A Dangerous Method (15)

Verdict: Ambitious but unsatisfying

Here’s a three-cornered relationship drama with a difference. Carl (Michael Fassbender) is a stiff, upright Swiss Protestant with a pretty, permanently pregnant wife (Sarah Gadon).

He’s tempted into adultery by Sabina (Keira Knightley), a young woman he meets professionally, and whom he helps with her career in the same line as himself.

But she is vengeful when he dumps her, and tempted by the ideas of Carl’s professional rival, Sigmund (Viggo Mortensen), who lures her away to help him with his work in Vienna.

Sabina Spielrein, played by Keira Knightley, and Michael Fassbender as Carl Jung in A Dangerous Method

Sabina Spielrein, played by Keira Knightley, and Michael Fassbender as Carl Jung in A Dangerous Method

If you haven’t guessed by now, Carl is Carl Jung, Sigmund is Sigmund Freud, and Sabina is Sabina Spielrein, a Russian-Jewish sado-masochist.

Screenwriter Christopher Hampton and director David Cronenberg are coy about whether Jung derived sexual pleasure from beating her, and about whether she was ever ‘cured’ of her feelings of shame, or desire to be humiliated.

The male performances are watchable. Mortensen and Fassbender make spiky sparring partners. In the most eye-catching role, Knightley is convincingly hysterical, highly strung and intelligent.

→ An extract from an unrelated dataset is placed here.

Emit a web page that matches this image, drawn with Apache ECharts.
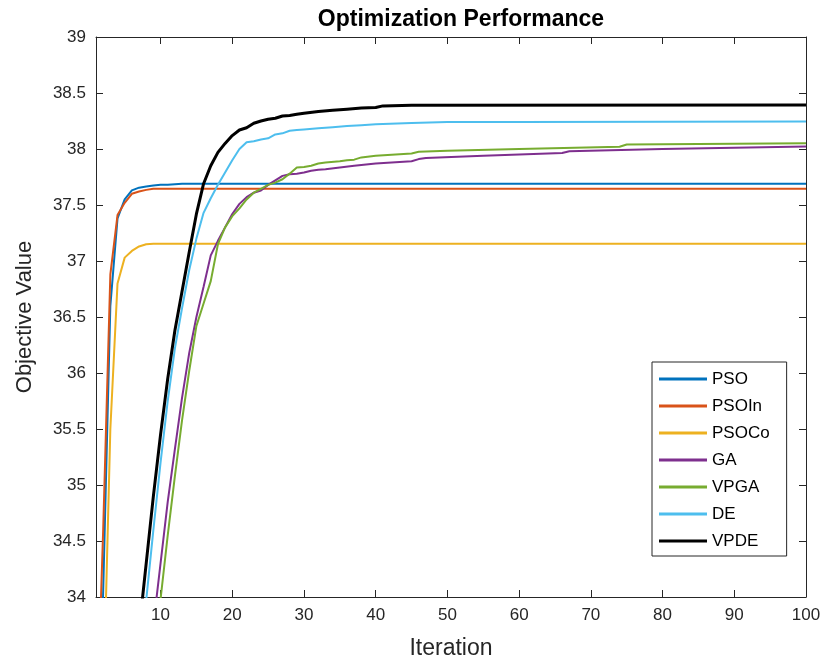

The central joke is that Jung doesn’t believe in Freud’s theory that the sexual impulse is the main catalyst of human behaviour, or in the hedonistic view of fellow-psychiatrist Otto Gross (Vincent Cassel), that the best way to deal with temptation is to yield to it — and that Jung is comically out of touch with his own sexual impulses.

Yet the film feels mistimed in being resolutely Freudian at a time when Freud’s ideas and methods are being challenged. And, more importantly, it simply isn’t sufficiently cinematic.

It’s as verbose as a stage play, and as literary as a novel. It lacks a sense of danger. Jung never seems about to turn his back on his marriage. Sabina never looks as if she will get her man.

Even if you know nothing about psychoanalysis, it’s clear that Freud and Jung are never going to bridge the ideological gulf between them.

The last nail in the coffin is that the pace is slow, and much of the talk turgid.

A good deal of the dialogue is so on-the-nose that it’s hard to swallow the idea that these are exceptionally intelligent people; they feel like characters from a soap opera with ideas above its station.